If the design-time configuration of your pipeline (the configuration items you can set on the component within the pipeline from the Send Port/Receive Location configuration dialog) consists of only default or only non-default values, Load will only be called once. If you have more than one design-time property and some are set to default values while others have non-default values, Load will be called twice. Each call will have a distinct PropertyBag - the first will contain the default values, and the second will contain the non-default values.

Just to clarify, the "default value" is the one you provide in Visual Studio in the Properties pane when you place the component into a pipeline. When setting values at design-time, default values show up as normal text while non-default values will appear in bold.

Here's the part that can trip up your code if you don't plan for it: The PropertyBag that contains the default values contains nulls for all the non-default values, and vice versa. If your component contains more than one design-time property, make sure that it doesn't choke on nulls, as you are guaranteed to get some. A simple way to do this is to give the component object a Dictionary member or some similar type of object that can contain the design-time property values. In your Load method, include some logic that looks to see if a value already exists in that Dictionary if it finds a null.

Oh, and speaking of default values for pipeline components, you can reset all the values to defaults if you simply select a different pipeline for the Send Port/Receive Location, and then select the original pipeline again. This is the only way I know of resetting the values.

What are FactsHandleIn and FactsHandleOut?

Execution within the BizTalk 2006 BRE follows an interesting paradigm. It took me a while to sort it all out as I'm not familiar at all with rules-based programming or anything of the sort. One of the things that tripped me up the longest was the notion of a FactRetriever.

A FactRetriever is a class that attaches to a policy and is in charge of making sure that when the policy runs, it has all of the facts that it needs in memory. Use of a FactRetriever allows fine control over when and how things are done - instead of just letting the BRE connect to a database, you can craft DataSets however you'd like (build it in memory, call a stored procedure, etc.) and assert those into memory as facts.

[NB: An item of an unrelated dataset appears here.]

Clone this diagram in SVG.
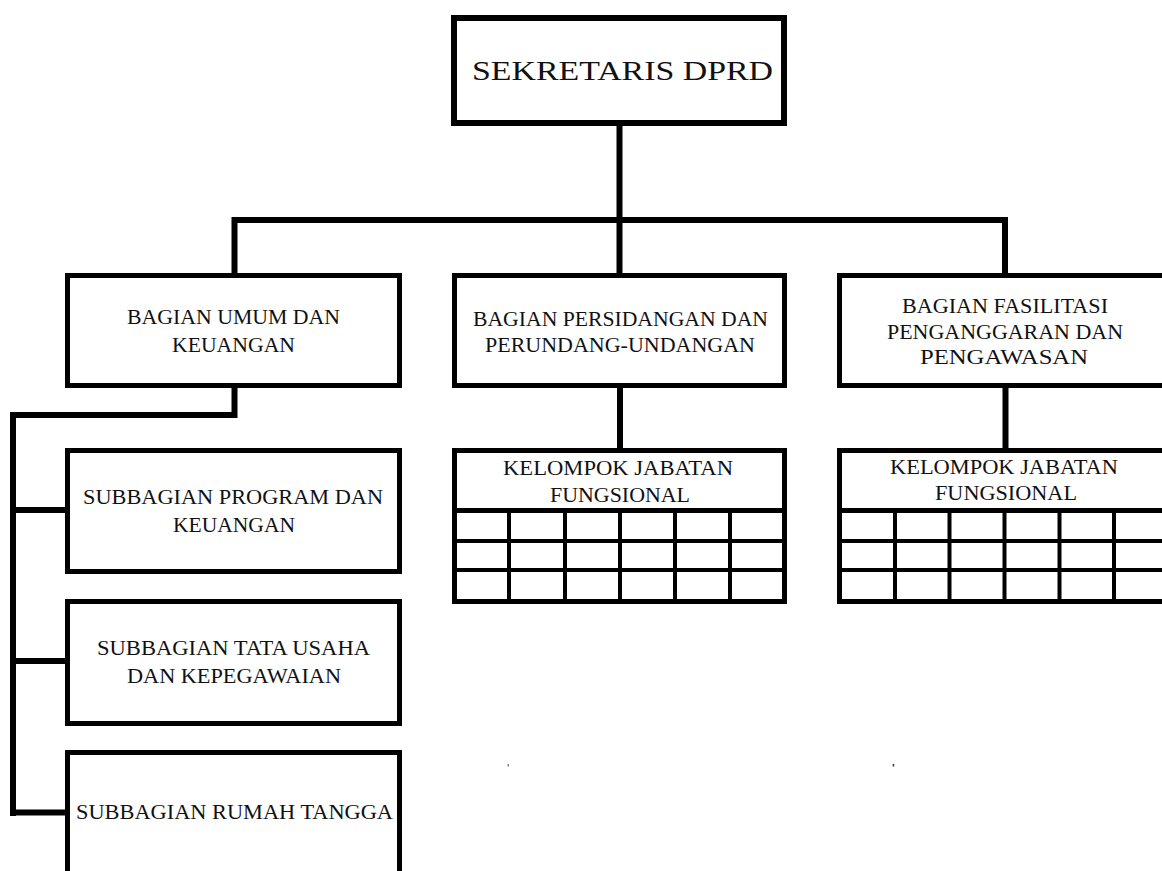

The heart of the FactRetriever is the UpdateFacts method, which is called every time the policy it is attached to is run. One of its parameters is object FactsHandleIn, which has a name that doesn't make it too obvious as to what it does. Additionally, UpdateFacts returns object FactsHandleOut. These two objects give you a lot of flexibility in how you'd like to control fact retrieval.

It's this simple: The first time the policy is called, when UpdateFacts is called, FactsHandleIn is null. Whatever you choose to return as FactsHandleOut is passed in as FactsHandleIn when the policy is called again. If the service/host instance/machine/etc. is ever restarted, a null will be passed in again on first calling.

This doesn't sound all that great when you first hear it, but it's a nice way of letting the BRE persist anything you want in memory to be used as a "hint" to the FactRetriever that you want to do something. For example, a great use of the BRE is as a local, in-memory cache of a DataSet. You can control the refreshing of this cache by passing a DateTime around as FactsHandleIn/Out, and using some custom logic in UpdateFacts to determine whether or not the data should be retrieved and re-asserted into memory.

You can use FactsHandleIn/Out for anything. A DateTime is a common use. I imagine that you could think up a great use for just about any kind of objects as a FactsHandle. This is one of those places where I'm sure someday I'll run across a really ingenious use of some strange object to perform a cool task.